Why is IO not referentially transparent? To repeat the argument that I sometimes run into, IO values describe programs. Every time your Haskell code runs, the same IO value describes the same program.
This strikes me as about as useful an assertion as insisting that all C code is referentially transparent. After all, a C program also describes the same program even if executed multiple times.
But you don't have to take my word for it. In Tackling the Awkward Squad: monadic input/output, concurrency, exceptions, and foreign-language calls in Haskell Simon Peyton Jones presents the semantics of Haskell.
"Our semantics is stratified in two levels: an inner denotational semantics that describes the behaviour of pure terms, while an outer monadic transition semantics describes the behaviour of
IOcomputations."
Over the next 20 pages, that paper goes into details on how IO is special. The point is that it has different semantics from the rest of Haskell.
Pure rod-cutting #
Before I close, I realize that the above cutRod action may cause distress with some readers. To relieve the tension I'll leave you with a pure implementation.
{-# LANGUAGE TupleSections #-}
module RodCutting (cutRod, solve) where
import Data.Foldable (foldl')
import Data.Map.Strict ((!))
import qualified Data.Map.Strict as Map
seekBetterCut :: (Ord a, Num a)
=> [a] -> Int -> (a, Map.Map Int a, Map.Map Int Int) -> Int
-> (a, Map.Map Int a, Map.Map Int Int)
seekBetterCut p j (q, r, s) i =
let price = p !! i
remainingRevenue = r ! (j - i)
(q', s') =
if q < price + remainingRevenue then
(price + remainingRevenue, Map.insert j i s)
else (q, s)
r' = Map.insert j q' r
in (q', r', s')
findBestCut :: (Bounded a, Ord a, Num a)
=> [a] -> (Map.Map Int a, Map.Map Int Int) -> Int
-> (Map.Map Int a, Map.Map Int Int)
findBestCut p (r, s) j =
let q = minBound -- q = -∞
(_, r', s') = foldl' (seekBetterCut p j) (q, r, s) [1..j]
in (r', s')
cutRod :: (Bounded a, Ord a, Num a)
=> [a] -> Int -> (Map.Map Int a, Map.Map Int Int)
cutRod p n = do
let r = Map.fromAscList $ map (, 0) [0..n] -- r[0:n] initialized to 0
let s = Map.fromAscList $ map (, 0) [1..n] -- s[1:n] initialized to 0
foldl' (findBestCut p) (r, s) [1..n]
solve :: (Bounded a, Ord a, Num a) => [a] -> Int -> [Int]
solve p n =
let (_, s) = cutRod p n
loop l n' =
if n' > 0 then
let cut = s ! n'
in loop (cut : l) (n' - cut)
else l
l' = loop [] n
in reverse l'
This is a fairly direct translation of the imperative algorithm. It's possible that you could come up with something more elegant. At least, I think that I did so in F#.

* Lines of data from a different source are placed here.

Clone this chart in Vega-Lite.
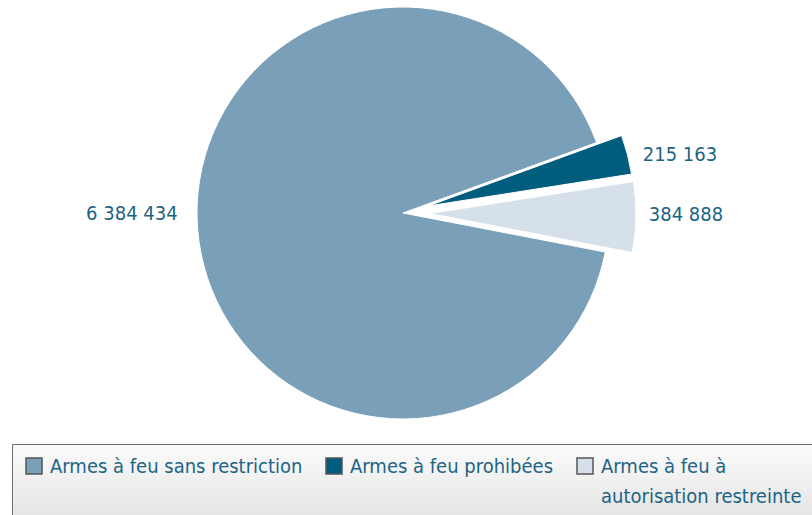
{
  "$schema": "https://vega.github.io/schema/vega-lite/v6.json",
  "width": 806,
  "height": 426,
  "autosize": {"type": "none"},
  "padding": {"left": 0, "top": 0, "right": 6, "bottom": 89},
  "background": "white",
  "config": {
    "view": {"stroke": null},
    "font": "'DejaVu Sans Condensed', 'Liberation Sans Narrow', Roboto, sans-serif",
    "locale": {"number": {"decimal": ",", "thousands": " ", "grouping": [3], "currency": ["", " $"]}}
  },
  "data": {"values": [
    {"type": "Armes à feu prohibées", "value": 215163, "order": 1},
    {"type": "Armes à feu à autorisation restreinte", "value": 384888, "order": 2},
    {"type": "Armes à feu sans restriction", "value": 6384434, "order": 3}
  ]},
  "transform": [
    {"stack": "value", "groupby": [], "sort": [{"field": "order"}], "as": ["v0", "v1"]},
    {"calculate": "(datum.v0 + datum.v1) / 2", "as": "mid"}
  ],
  "encoding": {
    "color": {
      "field": "type", "type": "nominal",
      "scale": {
        "domain": ["Armes à feu sans restriction", "Armes à feu prohibées", "Armes à feu à autorisation restreinte"],
        "range": ["#7a9fb8", "#005d7e", "#d6e0ea"]
      },
      "legend": {
        "title": null,
        "orient": "none",
        "legendX": 12,
        "legendY": 444,
        "direction": "horizontal",
        "columns": 3,
        "columnPadding": 20,
        "symbolType": "square",
        "symbolSize": 256,
        "symbolStrokeColor": "#555555",
        "symbolStrokeWidth": 1.5,
        "symbolOpacity": 1,
        "labelFont": "'DejaVu Sans Condensed', 'Liberation Sans Narrow', Roboto, sans-serif",
        "labelFontSize": 20,
        "labelColor": "#1d6484",
        "labelOffset": 6,
        "labelLimit": 400,
        "labelBaseline": "top",
        "labelExpr": "datum.label == 'Armes à feu à autorisation restreinte' ? ['Armes à feu à', 'autorisation restreinte'] : [datum.label, '']",
        "fillColor": "#f0f0f0",
        "strokeColor": "#6e6e6e",
        "padding": 12,
        "encode": {
          "labels": {"update": {"dy": {"value": -9}, "lineHeight": {"value": 30}}},
          "legend": {"update": {"fill": {"value": {"gradient": "linear", "x1": 0, "y1": 0, "x2": 0, "y2": 1, "stops": [{"offset": 0, "color": "#fbfbfb"}, {"offset": 1, "color": "#e4e4e4"}]}}}}
        }
      }
    }
  },
  "layer": [
    {
      "transform": [{"filter": "datum.order == 3"}],
      "mark": {"type": "arc", "radius": 206, "stroke": "white", "strokeWidth": 1},
      "encoding": {
        "theta": {"field": "v0", "type": "quantitative", "scale": {"domain": [0, 6984485], "range": [1.2217, 7.5049]}},
        "theta2": {"field": "v1"}
      }
    },
    {
      "transform": [{"filter": "datum.order == 1"}],
      "mark": {"type": "arc", "radius": 206, "stroke": "white", "strokeWidth": 1, "xOffset": 25, "yOffset": -7},
      "encoding": {
        "theta": {"field": "v0", "type": "quantitative"},
        "theta2": {"field": "v1"}
      }
    },
    {
      "transform": [{"filter": "datum.order == 2"}],
      "mark": {"type": "arc", "radius": 206, "stroke": "white", "strokeWidth": 1, "xOffset": 27, "yOffset": 0.5},
      "encoding": {
        "theta": {"field": "v0", "type": "quantitative"},
        "theta2": {"field": "v1"}
      }
    },
    {
      "transform": [{"filter": "datum.order == 3"}],
      "mark": {"type": "text", "radius": 272, "dy": -21, "fontSize": 20},
      "encoding": {
        "theta": {"field": "mid", "type": "quantitative"},
        "text": {"field": "value", "type": "quantitative", "format": ",d"},
        "color": {"value": "#1d6484"}
      }
    },
    {
      "transform": [{"filter": "datum.order == 1"}],
      "mark": {"type": "text", "radius": 286, "dy": 13, "fontSize": 20},
      "encoding": {
        "theta": {"field": "mid", "type": "quantitative"},
        "text": {"field": "value", "type": "quantitative", "format": ",d"},
        "color": {"value": "#1d6484"}
      }
    },
    {
      "transform": [{"filter": "datum.order == 2"}],
      "mark": {"type": "text", "radius": 283, "dy": -3, "fontSize": 20},
      "encoding": {
        "theta": {"field": "mid", "type": "quantitative"},
        "text": {"field": "value", "type": "quantitative", "format": ",d"},
        "color": {"value": "#1d6484"}
      }
    }
  ]
}
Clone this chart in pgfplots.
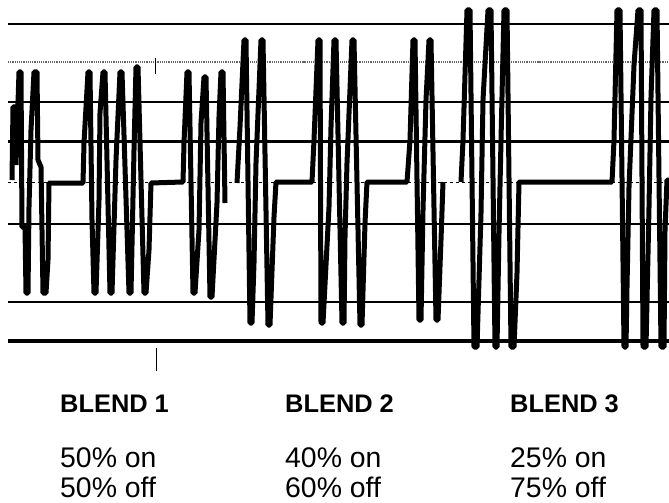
\documentclass[border=0pt]{standalone}
\usepackage{pgfplots}
\pgfplotsset{compat=1.18}
\usepackage{fontspec}
\setmainfont{Liberation Sans}
\begin{document}
\begin{tikzpicture}
\begin{axis}[width=669bp,height=503bp,scale only axis,
  xmin=0,xmax=669,ymin=0,ymax=503,y dir=reverse,
  hide axis,clip=false]
% horizontal reference lines
\addplot[black,line width=1.8bp] coordinates {(8,24)(669,24)};
\addplot[black!60,line width=1.2bp,densely dotted] coordinates {(8,62)(669,62)};
\addplot[black,line width=1.8bp] coordinates {(8,102)(669,102)};
\addplot[black,line width=3bp] coordinates {(8,141)(669,141)};
\addplot[black,line width=1bp,dashed] coordinates {(8,182)(669,182)};
\addplot[black,line width=1.5bp] coordinates {(8,224)(669,224)};
\addplot[black,line width=1.5bp] coordinates {(8,302)(669,302)};
\addplot[black,line width=3.2bp] coordinates {(8,341)(669,341)};
% small scan marks
\addplot[black,line width=0.8bp] coordinates {(156,348)(156,371)};
\addplot[black,line width=0.8bp] coordinates {(155,58)(155,74)};
% waveform: blend 1
\addplot[black,line width=5bp,line join=bevel] coordinates {
(12,180)(13,107)(16,107)(16,165)(19,72)(21,72)(22,227)(25,227)(26,293)(28,293)(29,207)(31,130)(34,72)(37,72)(38,160)(41,167)(43,293)(46,293)(48,260)(49,183)
(83,183)(84,143)(88,72)(90,72)(92,220)(94,293)(96,293)(99,200)(100,113)(103,72)(105,72)(110,293)(112,293)(116,160)(120,72)(122,72)(129,293)(131,293)(134,150)(136,67)(138,67)(144,293)(146,293)(149,250)(151,183)
(183,182)(184,143)(187,72)(189,72)(193,293)(195,293)(199,230)(201,123)(204,77)(206,77)(210,297)(212,297)(217,203)(219,117)(221,72)(223,72)(225,203)};
% blend 2
\addplot[black,line width=5bp,line join=bevel] coordinates {
(237,183)(240,127)(244,40)(246,40)(250,323)(252,323)(254,263)(256,163)(261,40)(263,40)(268,325)(270,325)(274,217)(276,182)
(312,182)(314,140)(318,40)(320,40)(321,323)(323,323)(329,207)(331,127)(334,40)(336,40)(342,323)(344,323)(345,237)(347,163)(352,40)(354,40)(360,325)(362,325)(365,223)(367,182)
(407,182)(410,140)(413,40)(415,40)(419,320)(421,320)(423,210)(426,100)(429,40)(431,40)(436,320)(438,320)(441,240)(443,182)};
% blend 3
\addplot[black,line width=5bp,line join=bevel] coordinates {
(461,182)(463,140)(467,10)(470,10)(474,347)(477,347)(481,213)(483,100)(488,10)(491,10)(495,347)(497,347)(499,233)(501,140)(504,10)(507,10)(511,347)(514,347)(517,273)(519,182)
(612,182)(614,140)(617,10)(620,10)(624,347)(626,347)(627,287)(629,187)(634,65)(638,10)(641,10)(643,347)(646,347)(649,207)(651,97)(654,10)(657,10)(661,347)(664,347)(665,230)(667,180)(669,180)};
% labels
\node[anchor=base west,inner sep=0pt,font=\fontsize{25.5}{28}\selectfont\bfseries] at (axis cs:60,412) {BLEND 1};
\node[anchor=base west,inner sep=0pt,font=\fontsize{25.5}{28}\selectfont\bfseries] at (axis cs:285,412) {BLEND 2};
\node[anchor=base west,inner sep=0pt,font=\fontsize{25.5}{28}\selectfont\bfseries] at (axis cs:510,412) {BLEND 3};
\node[anchor=base west,inner sep=0pt,font=\fontsize{28.5}{32}\selectfont] at (axis cs:60,467) {50\% on};
\node[anchor=base west,inner sep=0pt,font=\fontsize{28.5}{32}\selectfont] at (axis cs:60,497) {50\% off};
\node[anchor=base west,inner sep=0pt,font=\fontsize{28.5}{32}\selectfont] at (axis cs:285,467) {40\% on};
\node[anchor=base west,inner sep=0pt,font=\fontsize{28.5}{32}\selectfont] at (axis cs:285,497) {60\% off};
\node[anchor=base west,inner sep=0pt,font=\fontsize{28.5}{32}\selectfont] at (axis cs:510,467) {25\% on};
\node[anchor=base west,inner sep=0pt,font=\fontsize{28.5}{32}\selectfont] at (axis cs:510,497) {75\% off};
\end{axis}
\pgfresetboundingbox
\useasboundingbox (current axis.south west) rectangle (current axis.north east);
\end{tikzpicture}
\end{document}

Regardless of the level of elegance of the implementation, this version of cutRod advertises its properties via its type. A client developer can now trivially answer the above questions, just by looking at the type: No, the function doesn't mutate the input list p. Yes, the function is deterministic. No, it doesn't launch missiles. Yes, you can memoize it. No, there's no aliasing problem.
Conclusion #
From time to time, I run into the claim that Haskell IO, being monadic and composable, is referentially transparent, and that it's only during execution that this property is lost.
I argue that such claims are of little practical interest. There are other parts of Haskell that remain referentially transparent, even during execution. Thus, IO is still special.
From a practical perspective, the reason I care about referential transparency is because the more you have of it, the simpler your code is; the better it fits in your head. The kind of referential transparency that some people argue that IO has does not have the property of making code simpler. In reality, IO code has the same inherent properties as code written in C, Python, Java, Fortran, etc.